* [WHAT IS REQUIRED]: Set the listing down again in full, word for word, with the pictures left out.
=======
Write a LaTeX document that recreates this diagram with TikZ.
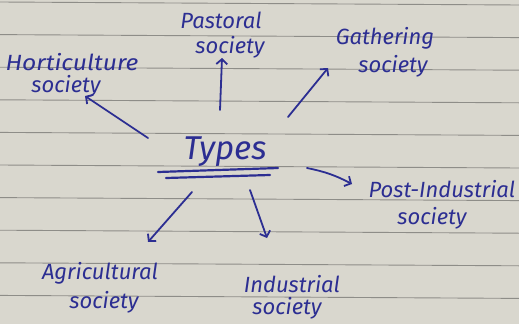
\documentclass[tikz,border=0pt]{standalone}
\usepackage{fontspec}
\setmainfont{Fira Sans}
\usetikzlibrary{arrows.meta}
\definecolor{paper}{HTML}{D9D7CE}
\definecolor{rule}{HTML}{8E8D88}
\definecolor{ink}{HTML}{2C2E92}
\tikzset{
  lbl/.style={text=ink, font=\itshape\fontsize{22}{24}\selectfont, inner sep=0pt},
  arr/.style={draw=ink, line width=1.8pt, line cap=round,
    -{Straight Barb[length=5pt,width=11pt,line width=1.8pt]}},
  ul/.style={draw=ink, line width=2.2pt, line cap=round},
  paperline/.style={draw=rule, line width=0.9pt}
}
\begin{document}
\begin{tikzpicture}[x=1pt,y=-1pt]
\fill[paper] (0,0) rectangle (519,324);
\useasboundingbox (0,0) rectangle (519,324);
\foreach \k in {0,...,9}{
  \draw[paperline] (0,{2+32.6*\k}) -- (519,{5+32.6*\k});
}
% centre
\node[lbl, font=\itshape\fontsize{33}{35}\selectfont] (types) at (225,152) {Types};
\coordinate (u1a) at (158,172); \coordinate (u1b) at (278,168);
\coordinate (u2a) at (166,178); \coordinate (u2b) at (270,175);
\draw[ul] (u1a) -- (u1b);
\draw[ul] (u2a) -- (u2b);
% labels
\node[lbl, xscale=1.12] (hort1) at (72,62) {Horticulture};
\node[lbl] (hort2) at (66,86) {society};
\node[lbl] (past1) at (221,20) {Pastoral};
\node[lbl] (past2) at (230,47) {society};
\node[lbl] (gath1) at (385,38) {Gathering};
\node[lbl] (gath2) at (393,66) {society};
\node[lbl] (post1) at (442,189) {Post-Industrial};
\node[lbl] (post2) at (432,218) {society};
\node[lbl] (agri1) at (100,273) {Agricultural};
\node[lbl] (agri2) at (104,302) {society};
\node[lbl] (ind1) at (292,284) {Industrial};
\node[lbl] (ind2) at (287,308) {society};
% arrow ends
\coordinate (sH) at (148,138); \coordinate (tH) at (85,96);
\coordinate (sP) at (220,110); \coordinate (tP) at (222,58);
\coordinate (sG) at (288,117); \coordinate (tG) at (328,68);
\coordinate (sPI) at (307,168); \coordinate (tPI) at (352,184);
\coordinate (sA) at (192,192); \coordinate (tA) at (148,242);
\coordinate (sI) at (250,190); \coordinate (tI) at (267,238);
\draw[arr] (sH) -- (tH);
\draw[arr] (sP) -- (tP);
\draw[arr] (sG) -- (tG);
\draw[arr] (sPI) to[bend left=8] (tPI);
\draw[arr] (sA) -- (tA);
\draw[arr] (sI) -- (tI);
\end{tikzpicture}
\end{document}
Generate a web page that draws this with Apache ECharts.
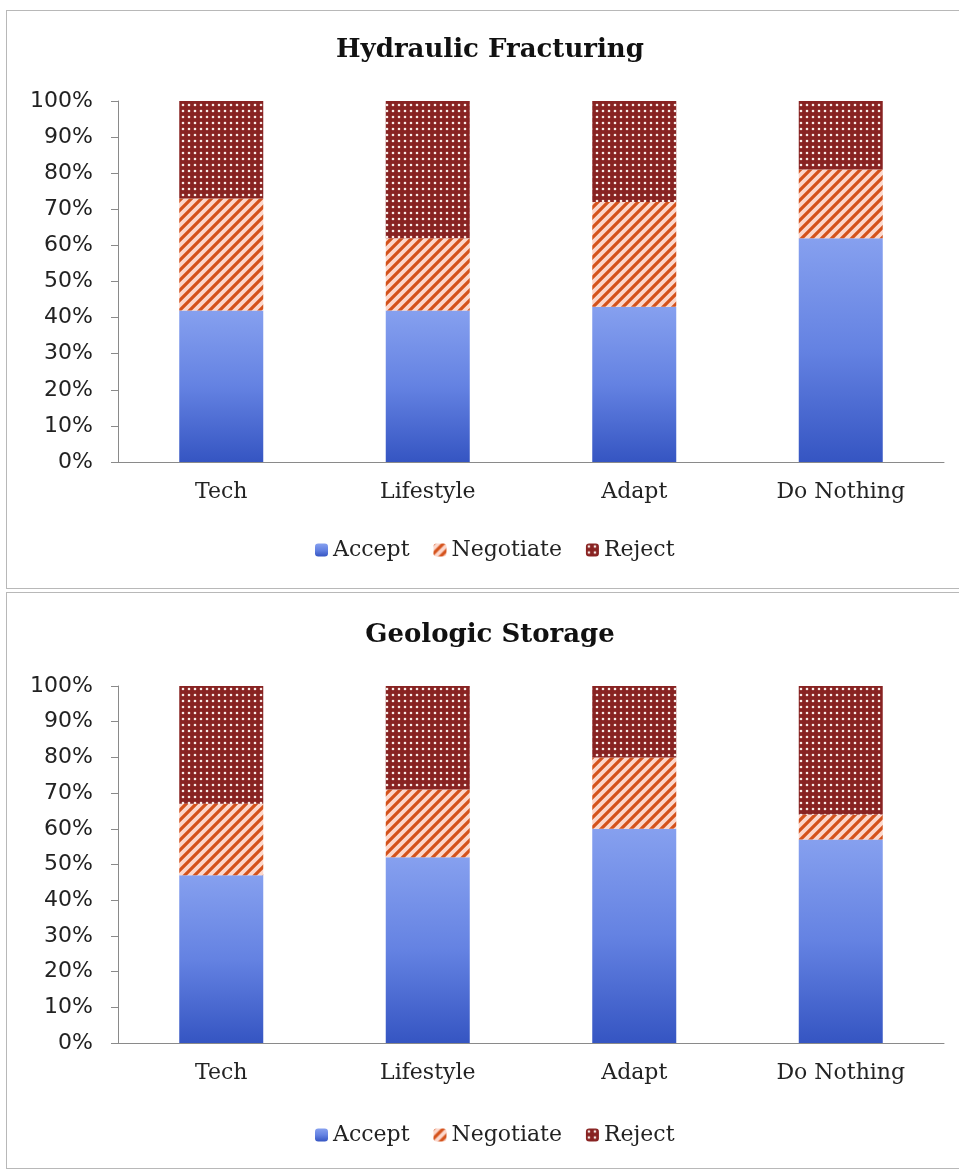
=======
* [TASK SOLUTION]:
Write a LaTeX document that recreates this diagram with TikZ.
\documentclass[tikz,border=0pt]{standalone}
\usepackage{fontspec}
\setmainfont{Fira Sans}
\usetikzlibrary{arrows.meta}
\definecolor{paper}{HTML}{D9D7CE}
\definecolor{rule}{HTML}{8E8D88}
\definecolor{ink}{HTML}{2C2E92}
\tikzset{
  lbl/.style={text=ink, font=\itshape\fontsize{22}{24}\selectfont, inner sep=0pt},
  arr/.style={draw=ink, line width=1.8pt, line cap=round,
    -{Straight Barb[length=5pt,width=11pt,line width=1.8pt]}},
  ul/.style={draw=ink, line width=2.2pt, line cap=round},
  paperline/.style={draw=rule, line width=0.9pt}
}
\begin{document}
\begin{tikzpicture}[x=1pt,y=-1pt]
\fill[paper] (0,0) rectangle (519,324);
\useasboundingbox (0,0) rectangle (519,324);
\foreach \k in {0,...,9}{
  \draw[paperline] (0,{2+32.6*\k}) -- (519,{5+32.6*\k});
}
% centre
\node[lbl, font=\itshape\fontsize{33}{35}\selectfont] (types) at (225,152) {Types};
\coordinate (u1a) at (158,172); \coordinate (u1b) at (278,168);
\coordinate (u2a) at (166,178); \coordinate (u2b) at (270,175);
\draw[ul] (u1a) -- (u1b);
\draw[ul] (u2a) -- (u2b);
% labels
\node[lbl, xscale=1.12] (hort1) at (72,62) {Horticulture};
\node[lbl] (hort2) at (66,86) {society};
\node[lbl] (past1) at (221,20) {Pastoral};
\node[lbl] (past2) at (230,47) {society};
\node[lbl] (gath1) at (385,38) {Gathering};
\node[lbl] (gath2) at (393,66) {society};
\node[lbl] (post1) at (442,189) {Post-Industrial};
\node[lbl] (post2) at (432,218) {society};
\node[lbl] (agri1) at (100,273) {Agricultural};
\node[lbl] (agri2) at (104,302) {society};
\node[lbl] (ind1) at (292,284) {Industrial};
\node[lbl] (ind2) at (287,308) {society};
% arrow ends
\coordinate (sH) at (148,138); \coordinate (tH) at (85,96);
\coordinate (sP) at (220,110); \coordinate (tP) at (222,58);
\coordinate (sG) at (288,117); \coordinate (tG) at (328,68);
\coordinate (sPI) at (307,168); \coordinate (tPI) at (352,184);
\coordinate (sA) at (192,192); \coordinate (tA) at (148,242);
\coordinate (sI) at (250,190); \coordinate (tI) at (267,238);
\draw[arr] (sH) -- (tH);
\draw[arr] (sP) -- (tP);
\draw[arr] (sG) -- (tG);
\draw[arr] (sPI) to[bend left=8] (tPI);
\draw[arr] (sA) -- (tA);
\draw[arr] (sI) -- (tI);
\end{tikzpicture}
\end{document}
Generate a web page that draws this with Apache ECharts.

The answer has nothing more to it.